The first communication of the third meeting was: Analyzing students’ visual thinking in solving selected concepts of mathematical analysis involving the concept of infinity, was presented by Jonatan Muzangwa (with Ugorjio Ogbonnaya & David Mogari) from South Africa. This presentation analyzed the visual thinking of undergraduates majoring in Mathematics when they solved problems involving the concept of infinity. The presenters claimed that visual thinking was not helpful to the undergraduates in the topic of mathematical analysis. The second one, Reflex: an educational representation of complex functions, was presented by Mikael Mayer (with Lucas Willems) from France. In this presentation, the presenters showed the importance of using the REFLEX technology when learning complex functions. With the REFLEX tools students were able to visualize functions through color graphic representations, and connect its graphic representations with mathematical expression. The last one, The relationship between teacher lens and teacher noticing of students’ strategies in figural patterns, was presented by Rabih El Mouhayar from Lebanon. This presentation discussed how teachers analyze students’ strategies when are solving figural growing patterns, focusing on the lens that the teachers used and what they notice in their students’ productions. This session saw a lively discussion among the three presenters and all the participants.

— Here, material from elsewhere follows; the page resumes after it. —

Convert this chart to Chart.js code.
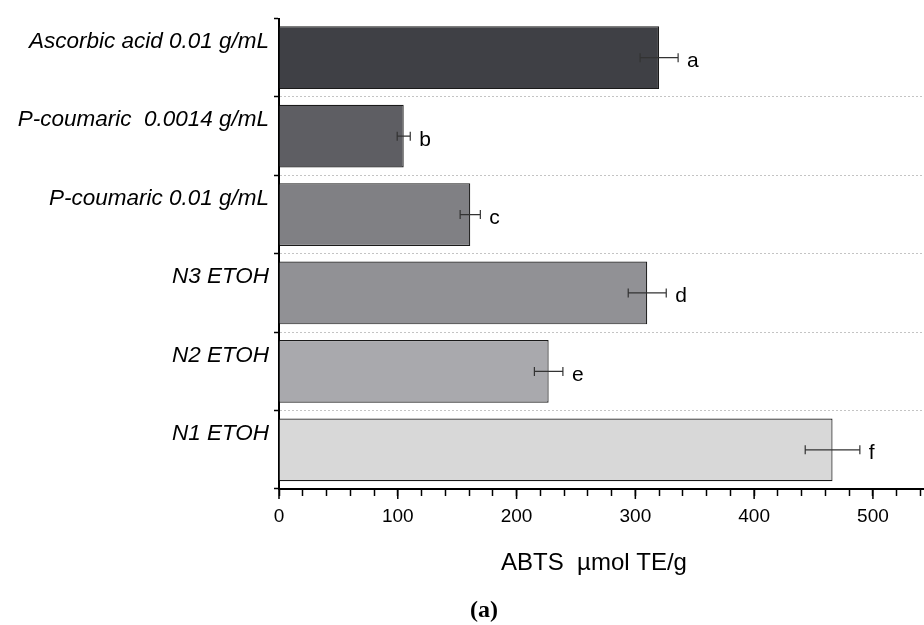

The last meeting session had two live presentations and one video presentation from Turkey, Nazan Sezen Yuksel, who was unable to attend ICME due to unforeseen political circumstances in her country. The first presentation, Eliciting visualisation with techno-modelling tasks, was presented by Johanna Kotze (with Gerrie Jacobs and Erica Spangenberg) from South Africa. Their study examined the influence of techno-modelling tasks on the visualization of 80 engineering students. The presenter reported positive findings such as the abilities of the students to reverse known processes and to make inferences based on their visual intuition and reasoning. The second presentation, Onto-semiotic analysis of visualization and diagrammatic reasoning tasks, was presented by Belen Giacomone (with Goldino, Wilhelmi, Blaanco and Contreras) from Spain. In this presentation, a training framework designed to help mathematics teachers gain competence in epistemic and cognitive analysis of mathematics instruction processes was discussed. The role of visual and analytical languages in establishing mathematical objects was highlighted. In the final presentation via a pre-recorded video, Nazan Sezen Yuksel (with Bulbul) from Turkey presented their paper, Investigation of development on mental cutting ability by latent growth. The presenter reported on their study involving over 70 students that examined their mental cutting ability (a component of spatial ability) in three different mathematical activities. Their data analysis showed an increment in the level of students’ mental cutting ability.

The group aim was to offer an integrative view on research and practice in the field of visualization, and indeed, participants offered a wide range of approaches and proposals for further development of the field in terms of mathematical foundations, research methods and technology.